The start of a translator's journey
I wanted to make translations for a long time, but most of what I was interested in translating was already being translated. And none of them were such bad translations that I'd think of sniping the series to improve it. But I've finally found a series that, while it is being translated, it's only the light novel and not the web novel, which is much further ahead.
The series is called Otome Game no Heroine de Saikyou Survival and I liked it enough to have gone ahead to read the web novel even while the light novel's translation was still in the process of being released. I binged it and caught up to the latest chapter in about a week. What can I say, it really appeals to my preferences.
After seeing that the second volume of the light novel is going to be released in a month, I decided to actually go ahead and try my hand at translating. The plan was to practice my skills while rushing to catch up to the light novel translation and then release my web novel translation at the same time as the relevant content of the light novel translation is released. And after the second volume is done, I'd go at my own pace.
So I set up the website and all the related accounts, something that shouldn't have taken longer than two days but I spent too much time fiddling with the website to get it to a presentable level (or more like to appease my mild OCD) and wasted around a week.
After dealing with some real life stuff that keeps coming up at annoying times, I finally started translating the first chapter of the web novel. And here I realised that all my expectations were wrong.
Translating from Japanese to English is actually relatively easy if you're at the level where you can read Japanese with the help of some tools like Yomichan. I've been reading Japanese like that for almost a decade (though with many breaks in between), so "understanding" what I read is quite easy.
Now, the first thing I realised here is that I don't actually translate Japanese into English in my head. I actually read Japanese in Japanese and understand it as Japanese. Kinda hard to explain since it was so natural that I only realised it after trying to translate it into English. But basically, I spent no effort trying to translate what I read into English in my head because I was already understanding it well enough in Japanese.
So when I started translating the chapter into English, I was stumped. I went into it thinking that I wanted to preserve as much of the original meanings as possible. Stuff like using "Onii-chan" instead of "Brother", or the Japanese punctuation that's so peculiar, something that annoyed me a lot when reading other fan translations that decided to change it. But when "translated" like that, it's oftentimes pure cringe. It just doesn't work in English.
While I could spit out a cringe translation that would technically preserve the original feel that I like so much, I realised that it only works when the reader has a good understanding of Japanese in the first place, so in their head they can translate the cringe translation back into a Japanese-sounding mess. This is exactly what I've been doing when reading these sorts of literal translations. What I liked about literal translations is that I could get a glimpse of the original Japanese meanings and intonations. But then, I could just go read the original in the first place.
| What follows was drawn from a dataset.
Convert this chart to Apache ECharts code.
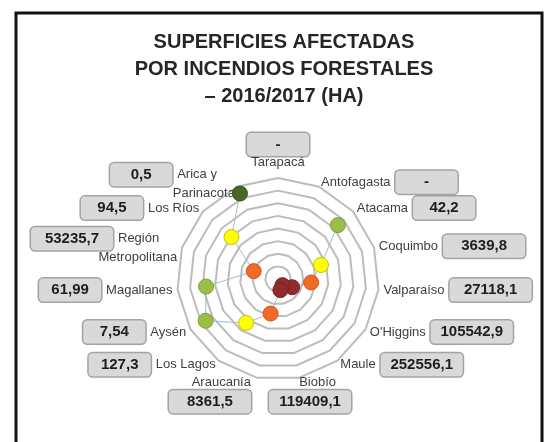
<!DOCTYPE html>
<html>
<head>
<meta charset="utf-8">
<script src="https://cdn.jsdelivr.net/npm/echarts@6/dist/echarts.min.js"></script>
<style>
  html, body { margin: 0; padding: 0; background: #fff; }
  #chart { width: 546px; height: 442px; }
</style>
</head>
<body>
<div id="chart"></div>
<script>
// regiones en sentido horario, empezando arriba
const regions = ['Tarapacá', 'Antofagasta', 'Atacama', 'Coquimbo', 'Valparaíso', "O'Higgins", 'Maule',
  'Biobío', 'Araucanía', 'Los Lagos', 'Aysén', 'Magallanes', 'Región Metropolitana', 'Los Ríos', 'Arica y Parinacota'];
// superficie afectada (ha); '-' = sin dato
const hectares = ['-', '-', 42.2, 3639.8, 27118.1, 105542.9, 252556.1, 119409.1, 8361.5, 127.3, 7.54, 61.99, 53235.7, 94.5, 0.5];
// posicion de cada punto en la escala del grafico (anillos 0-8)
const plotted = ['-', '-', 6.38, 3.58, 2.64, 1.3, 0.6, 0.9, 2.8, 4.3, 6.62, 5.73, 2.02, 4.96, 7.41];
const rings = 8;
// clases de color segun superficie
const classBreaks = [1, 90, 5000, 100000];
const classColors = ['#4b6628', '#9cbd47', '#ffff00', '#f16a27', '#902c2c'];
const classBorders = ['#3a4f1e', '#7f9c38', '#c2c200', '#d0561c', '#742222'];

// nombres que van en dos lineas
const nameLines = {
  'Región Metropolitana': ['Región', 'Metropolitana'],
  'Arica y Parinacota': ['Arica y', 'Parinacota']
};

function colorClass(v) {
  let k = 0;
  while (k < classBreaks.length && v >= classBreaks[k]) k++;
  return k;
}

function box(v) {
  const s = v === '-' ? '-' : String(v).replace('.', ',');
  return (s.length <= 5 ? '{v|' : '{vw|') + s + '}';
}

function axisLabel(name) {
  const i = regions.indexOf(name);
  const b = box(hectares[i]);
  const lines = nameLines[name] || [name];
  if (i === 0) return b + '\n{nt|' + name + '}';
  if (i === 7) return '{blank| }\n{nr|' + name + '}\n' + b;
  if (i === 8) return '{blank| }\n{n|' + name + '}\n' + b;
  if (i < 7) return '{n|' + name + '}{g| }' + b;
  let s = b + '{g| }{n|' + lines[0] + '}';
  if (lines.length > 1) s += '{sp| }\n{n|' + lines[1] + '}';
  return s;
}

// el radar dibuja los indicadores en sentido antihorario
const ccwOrder = [0].concat(regions.map((_, i) => i).slice(1).reverse());

const boxStyle = {
  fontFamily: 'Liberation Sans',
  fontSize: 15,
  fontWeight: 'bold',
  color: '#1e1e1e',
  backgroundColor: '#d9d9d9',
  borderColor: '#a3a3a3',
  borderWidth: 1.5,
  borderRadius: 4,
  align: 'center',
  height: 17
};
const nameStyle = { fontFamily: 'Liberation Sans', fontSize: 13, color: '#404040', lineHeight: 15 };

const chart = echarts.init(document.getElementById('chart'));
chart.setOption({
  animation: false,
  title: {
    text: 'SUPERFICIES AFECTADAS\nPOR INCENDIOS FORESTALES\n– 2016/2017 (HA)',
    left: 279,
    top: 24,
    textAlign: 'center',
    textStyle: {
      fontFamily: 'Liberation Sans',
      fontSize: 20,
      fontWeight: 'bold',
      color: '#262626',
      lineHeight: 27
    }
  },
  graphic: [{
    type: 'rect',
    silent: true,
    shape: { x: 16, y: 13, width: 526, height: 460 },
    style: { fill: 'none', stroke: '#111', lineWidth: 3 }
  }],
  radar: {
    center: [278, 279],
    radius: 101,
    startAngle: 90,
    splitNumber: rings,
    shape: 'polygon',
    nameGap: 5,
    indicator: ccwOrder.map(i => {
      const ind = { name: regions[i], min: 0, max: rings };
      // Tarapacá un poco mas arriba
      if (i === 0) ind.nameGap = 9;
      // Biobío: caja centrada bajo el nombre
      if (i === 7) ind.nameTextStyle = { align: 'center', padding: [0, 0, 0, 20] };
      if (i === 8) ind.nameTextStyle = { padding: [0, 5, 0, 0] };
      return ind;
    }),
    axisName: {
      color: '#404040',
      fontFamily: 'Liberation Sans',
      fontSize: 13,
      formatter: axisLabel,
      rich: {
        n: nameStyle,
        nt: Object.assign({}, nameStyle, { lineHeight: 13 }),
        nr: Object.assign({}, nameStyle, { align: 'right', padding: [0, 15, 0, 0] }),
        g: { width: 5 },
        sp: { width: 18 },
        blank: { height: 23 },
        v: Object.assign({}, boxStyle, { width: 40, padding: [3, 11] }),
        vw: Object.assign({}, boxStyle, { width: 60, padding: [3, 11] })
      }
    },
    axisLine: { show: false },
    axisTick: { show: false },
    axisLabel: { show: false },
    splitArea: { show: false },
    splitLine: { lineStyle: { color: '#bcbcbc', width: 2 } }
  },
  polar: { center: [278, 279], radius: 101 },
  angleAxis: {
    type: 'category',
    data: regions,
    startAngle: 90,
    clockwise: true,
    boundaryGap: false,
    show: false
  },
  radiusAxis: { min: 0, max: rings, show: false },
  series: [{
    type: 'line',
    coordinateSystem: 'polar',
    symbol: 'circle',
    symbolSize: 15,
    showAllSymbol: true,
    connectNulls: false,
    lineStyle: { color: '#a9b8cc', width: 1 },
    data: plotted.map((p, i) => {
      const k = hectares[i] === '-' ? 0 : colorClass(hectares[i]);
      return {
        value: p,
        itemStyle: { color: classColors[k], borderColor: classBorders[k], borderWidth: 1 }
      };
    })
  }]
});
</script>
</body>
</html>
So while trying to write a natural sounding translation but getting torn apart because of my indecision, I came to the conclusion that I need to commit to one side and do it well. And that's what I did. I chose to make a proper English translation. One that could be read by a native English speaker and they wouldn't even notice that it was originally Japanese.
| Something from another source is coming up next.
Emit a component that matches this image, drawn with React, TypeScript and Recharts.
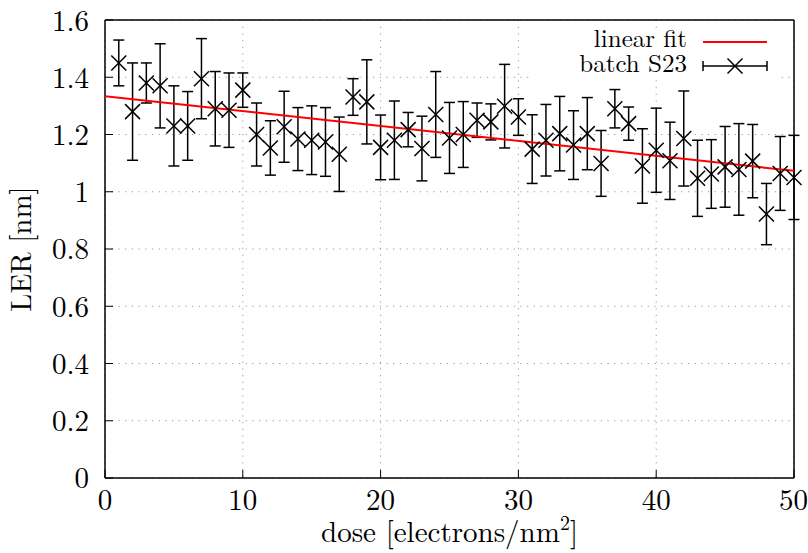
import React from 'react';
import { ComposedChart, Scatter, ErrorBar, XAxis, YAxis, CartesianGrid, Legend } from 'recharts';

// measured LER per dose step
const doses = [
    1, 2, 3, 4, 5, 6, 7, 8, 9, 10,
    11, 12, 13, 14, 15, 16, 17, 18, 19, 20,
    21, 22, 23, 24, 25, 26, 27, 28, 29, 30,
    31, 32, 33, 34, 35, 36, 37, 38, 39, 40,
    41, 42, 43, 44, 45, 46, 47, 48, 49, 50,
];
const ler = [
    1.45, 1.28, 1.38, 1.37, 1.23, 1.23, 1.395, 1.29, 1.285, 1.355,
    1.2, 1.153, 1.227, 1.184, 1.18, 1.174, 1.131, 1.331, 1.314, 1.155,
    1.18, 1.217, 1.151, 1.27, 1.188, 1.2, 1.25, 1.244, 1.299, 1.261,
    1.149, 1.18, 1.203, 1.163, 1.203, 1.099, 1.29, 1.238, 1.09, 1.145,
    1.108, 1.186, 1.047, 1.062, 1.087, 1.078, 1.107, 0.922, 1.064, 1.05,
];
const lerErr = [
    0.08, 0.17, 0.07, 0.147, 0.14, 0.12, 0.14, 0.13, 0.13, 0.06,
    0.11, 0.095, 0.124, 0.11, 0.12, 0.12, 0.13, 0.064, 0.147, 0.113,
    0.137, 0.06, 0.113, 0.15, 0.124, 0.115, 0.06, 0.063, 0.146, 0.064,
    0.12, 0.125, 0.13, 0.12, 0.126, 0.115, 0.067, 0.058, 0.13, 0.147,
    0.135, 0.166, 0.133, 0.12, 0.141, 0.16, 0.128, 0.107, 0.129, 0.147,
];

// linear fit end points
const fitDose = [0, 50];
const fitLer = [1.334, 1.073];

const xTicks = [0, 10, 20, 30, 40, 50];
const yTicks = [0, 0.2, 0.4, 0.6, 0.8, 1, 1.2, 1.4, 1.6];

const points = doses.map((d, i) => ({ dose: d, ler: ler[i], err: lerErr[i] }));
const fit = fitDose.map((d, i) => ({ dose: d, ler: fitLer[i] }));

const FONT = '"Latin Modern Roman"';

const Cross = (props: any) => {
    const { cx, cy } = props;
    const s = 7.5;
    return (
        <g stroke="#000" strokeWidth={1.5}>
            <line x1={cx - s} y1={cy - s} x2={cx + s} y2={cy + s} />
            <line x1={cx - s} y1={cy + s} x2={cx + s} y2={cy - s} />
        </g>
    );
};

const NoDot = () => <g />;

// key box, opaque like the original
const KeyBox = () => (
    <svg width={245} height={62} style={{ display: 'block' }}>
        <rect x={0} y={8} width={245} height={52} fill="#fff" />
        <text x={154} y={27} textAnchor="end" fontSize={25} style={{ fontFamily: FONT }} fill="#000">linear fit</text>
        <line x1={170} y1={22} x2={234} y2={22} stroke="#ff0000" strokeWidth={2} />
        <text x={154} y={52} textAnchor="end" fontSize={25} style={{ fontFamily: FONT }} fill="#000">batch S23</text>
        <g stroke="#000" strokeWidth={1.5}>
            <line x1={170} y1={46} x2={234} y2={46} />
            <line x1={170} y1={41} x2={170} y2={51} />
            <line x1={234} y1={41} x2={234} y2={51} />
            <line x1={194.5} y1={38.5} x2={209.5} y2={53.5} />
            <line x1={194.5} y1={53.5} x2={209.5} y2={38.5} />
        </g>
    </svg>
);

const XLabel = (props: any) => {
    const { viewBox } = props;
    const cx = viewBox.x + viewBox.width / 2;
    return (
        <text x={cx} y={viewBox.y + 64} textAnchor="middle" fontSize={29} style={{ fontFamily: FONT }} fill="#000">
            dose [electrons/nm<tspan dy={-12} fontSize={20}>2</tspan><tspan dy={12}>]</tspan>
        </text>
    );
};

const YLabel = () => (
    <text x={31} y={249} transform="rotate(-90 31 249)" textAnchor="middle" fontSize={29} style={{ fontFamily: FONT }} fill="#000">
        LER [nm]
    </text>
);

const tickStyle = { fontSize: 29, fill: '#000', style: { fontFamily: FONT } };

const App: React.FC = () => {
    return (
        <div style={{ position: 'absolute', left: 0, top: 0, background: '#fff', fontFamily: FONT }}>
            <ComposedChart
                width={808}
                height={553}
                margin={{ top: 19, right: 13, left: 0, bottom: 0 }}
            >
                <CartesianGrid stroke="#999" strokeDasharray="1.2 5.5" />
                <XAxis
                    dataKey="dose"
                    type="number"
                    domain={[0, 50]}
                    ticks={xTicks}
                    height={75}
                    axisLine={{ stroke: '#000', strokeWidth: 1.5 }}
                    tickLine={{ stroke: '#000' }}
                    tickSize={-8}
                    tickMargin={19}
                    tick={tickStyle}
                    label={<XLabel />}
                />
                <XAxis
                    xAxisId="top"
                    orientation="top"
                    type="number"
                    domain={[0, 50]}
                    ticks={xTicks}
                    height={1}
                    axisLine={{ stroke: '#000', strokeWidth: 1.5 }}
                    tickLine={{ stroke: '#000' }}
                    tickSize={-8}
                    tick={false}
                />
                <YAxis
                    type="number"
                    domain={[0, 1.6]}
                    ticks={yTicks}
                    width={105}
                    axisLine={{ stroke: '#000', strokeWidth: 1.5 }}
                    tickLine={{ stroke: '#000' }}
                    tickSize={-8}
                    tickMargin={24}
                    tick={tickStyle}
                    label={<YLabel />}
                />
                <YAxis
                    yAxisId="right"
                    orientation="right"
                    type="number"
                    domain={[0, 1.6]}
                    ticks={yTicks}
                    width={1}
                    axisLine={{ stroke: '#000', strokeWidth: 1.5 }}
                    tickLine={{ stroke: '#000' }}
                    tickSize={-8}
                    tick={false}
                />
                <Scatter
                    name="linear fit"
                    data={fit}
                    dataKey="ler"
                    line={{ stroke: '#ff0000', strokeWidth: 2 }}
                    shape={<NoDot />}
                    isAnimationActive={false}
                />
                <Scatter
                    name="batch S23"
                    data={points}
                    dataKey="ler"
                    shape={<Cross />}
                    isAnimationActive={false}
                >
                    <ErrorBar dataKey="err" direction="y" width={5.5} stroke="#000" strokeWidth={1.5} isAnimationActive={false} />
                </Scatter>
                <Legend
                    layout="vertical"
                    align="center"
                    verticalAlign="middle"
                    content={() => <KeyBox />}
                    wrapperStyle={{ left: 533, top: 20, width: 245, height: 62, right: 'auto', bottom: 'auto' }}
                />
            </ComposedChart>
        </div>
    );
};

export default App;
It took me a while to realise that I was actually reading one translation that was doing basically that and I was enjoying it a lot more than most others. After comparing the original and the translation, I was amazed to find just how many differences I could find, pretty liberal ones at that. It's not like it was completely different, just that the Japanese story felt natural in Japanese, and the English story felt natural in English. Something like that was my goal.
In the process of editing the first chapter to read like a proper English work, I kept constantly researching how to write properly. I spent around three days just reading articles on editing and translation. I was so burned out I decided to
procrastinate take a break and read some official translations of light novels to see how they do it. I read a couple volumes and was convinced now that it was indeed the correct choice. Especially for works that don't actually happen in a Japanese setting in the first place.
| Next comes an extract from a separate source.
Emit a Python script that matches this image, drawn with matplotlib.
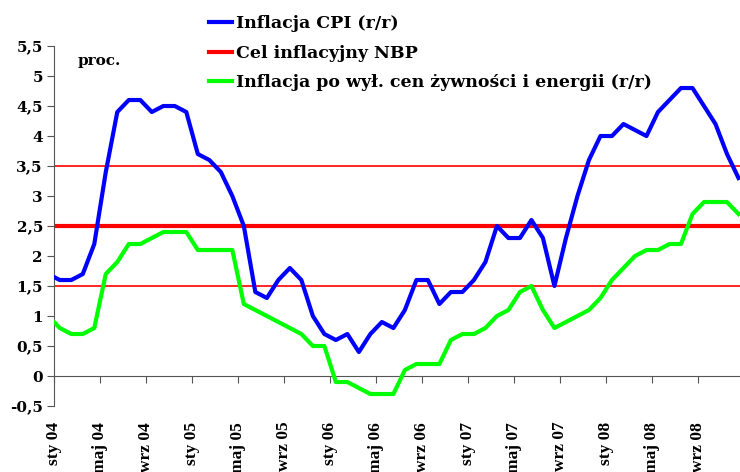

So the main thing I realised is that "editing" is actually the hardest part of a translation. Making text flow smoothly is way more challenging than just "understanding" what is written. With this my goal of improving my Japanese reading skills is crushed (though I noticed that my new outlook is quite helpful anyway), and my new goal is to create proper English translations. I guess I'm fine with that since I was interested in writing my own books in the future anyway and this is good practice.